Here is the profiling:

<https://lh3.googleusercontent.com/-nJCSqZMDH4A/WBNqE7Q9yYI/AAAAAAAAAnE/oYN0CnQqrSIO_mD6mUArRqVbHK3xJGMOwCLcB/s1600/Captura%2Bde%2Bpantalla%2Bde%2B2016-10-28%2B17-03-20.png>

I call measure string around 3 times per line because the text is colored 
and I need to know what pixels should I color.
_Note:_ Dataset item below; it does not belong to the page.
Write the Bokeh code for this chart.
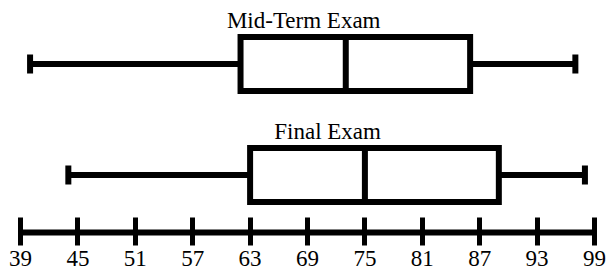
from bokeh.plotting import figure
from bokeh.models import Range1d, LinearAxis, FixedTicker, ColumnDataSource
from bokeh.core.properties import value
from bokeh.embed import file_html
from bokeh.resources import INLINE

# ---- data ----
exams = ["Mid-Term Exam", "Final Exam"]
minimum = [40, 44]
q1 = [62, 63]
median = [73, 75]
q3 = [86, 89]
maximum = [97, 98]
tick_values = [39, 45, 51, 57, 63, 69, 75, 81, 87, 93, 99]

# ---- layout helpers (positions / styles) ----
rows = [2, 1]            # vertical slot of each exam
title_x = [68.6, 71.1]   # horizontal anchor of each exam title
HALF = 0.243             # half box height (in slot units)
CAP = 0.085              # half whisker-cap height
TITLE_DY = 0.39
AXIS_Y = 0.482
FONT = value("Liberation Serif")

src = ColumnDataSource(dict(
    exam=exams, row=rows, mn=minimum, q1=q1, med=median, q3=q3, mx=maximum,
    lo=[r - HALF for r in rows], hi=[r + HALF for r in rows],
    clo=[r - CAP for r in rows], chi=[r + CAP for r in rows],
    ty=[r + TITLE_DY for r in rows], tx=title_x,
))

p = figure(width=607, height=275, output_backend="svg", toolbar_location=None,
           x_range=Range1d(36.909, 100.359), y_range=Range1d(0.0946, 2.5721),
           x_axis_location=None, y_axis_location=None,
           min_border_left=0, min_border_right=0, min_border_top=0, min_border_bottom=0)
p.outline_line_color = None
p.background_fill_color = "white"
p.border_fill_color = "white"
p.xgrid.visible = False
p.ygrid.visible = False

LW = 6
# axis base line from the first to the last tick
p.segment(x0=[tick_values[0]], y0=[AXIS_Y], x1=[tick_values[-1]], y1=[AXIS_Y],
          line_color="black", line_width=6)
# whiskers
p.segment(x0="mn", y0="row", x1="q1", y1="row", source=src, line_color="black", line_width=LW)
p.segment(x0="q3", y0="row", x1="mx", y1="row", source=src, line_color="black", line_width=LW)
# caps
p.segment(x0="mn", y0="clo", x1="mn", y1="chi", source=src, line_color="black", line_width=LW)
p.segment(x0="mx", y0="clo", x1="mx", y1="chi", source=src, line_color="black", line_width=LW)
# boxes
p.quad(left="q1", right="q3", bottom="lo", top="hi", source=src,
       fill_color="white", line_color="black", line_width=LW, line_join="miter")
# medians
p.segment(x0="med", y0="lo", x1="med", y1="hi", source=src, line_color="black", line_width=LW)
# titles
p.text(x="tx", y="ty", text="exam", source=src, text_font=FONT, text_font_size="23px",
       text_color="black", text_align="center", text_baseline="alphabetic")

axis = LinearAxis(fixed_location=AXIS_Y, ticker=FixedTicker(ticks=tick_values))
axis.axis_line_color = None
axis.major_tick_in = 15
axis.major_tick_out = 13
axis.major_tick_line_width = 5
axis.major_tick_line_color = "black"
axis.minor_tick_line_color = None
axis.major_label_text_font = "Liberation Serif"
axis.major_label_text_font_size = "23px"
axis.major_label_text_color = "black"
axis.major_label_standoff = 6
p.add_layout(axis, "below")

open("out.html", "w").write(file_html(p, INLINE))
El miércoles, 26 de octubre de 2016, 7:20:30 (UTC+2), Nigel Tao escribió:
>
> On Tue, Oct 25, 2016 at 9:40 PM, David M. <manxi...@gmail.com 
> <javascript:>> wrote: 
> > Is the Go freetype library optimized? Should I expect a similar 
> performance 
> > from the original C version? Why freetype don't use an internal cache to 
> > store most frequent characters? 
>
> Go freetype has had some performance work, but not a lot. 
>
> I don't have any hard data, but I'd expect it to be e.g. within 2x 
> worse of the original C version, but not as bad as than 10x worse. 
>
> Go freetype should use an internal cache for glyph image masks. Do you 
> have evidence that this cache is not being used? 
>
> Can you link to your code? 
>
> The https://blog.golang.org/profiling-go-programs blog post is a 
> little old, but it should still give some leads on how to profile your 
> Go code at the function level, not just a coarse "70 fps" number.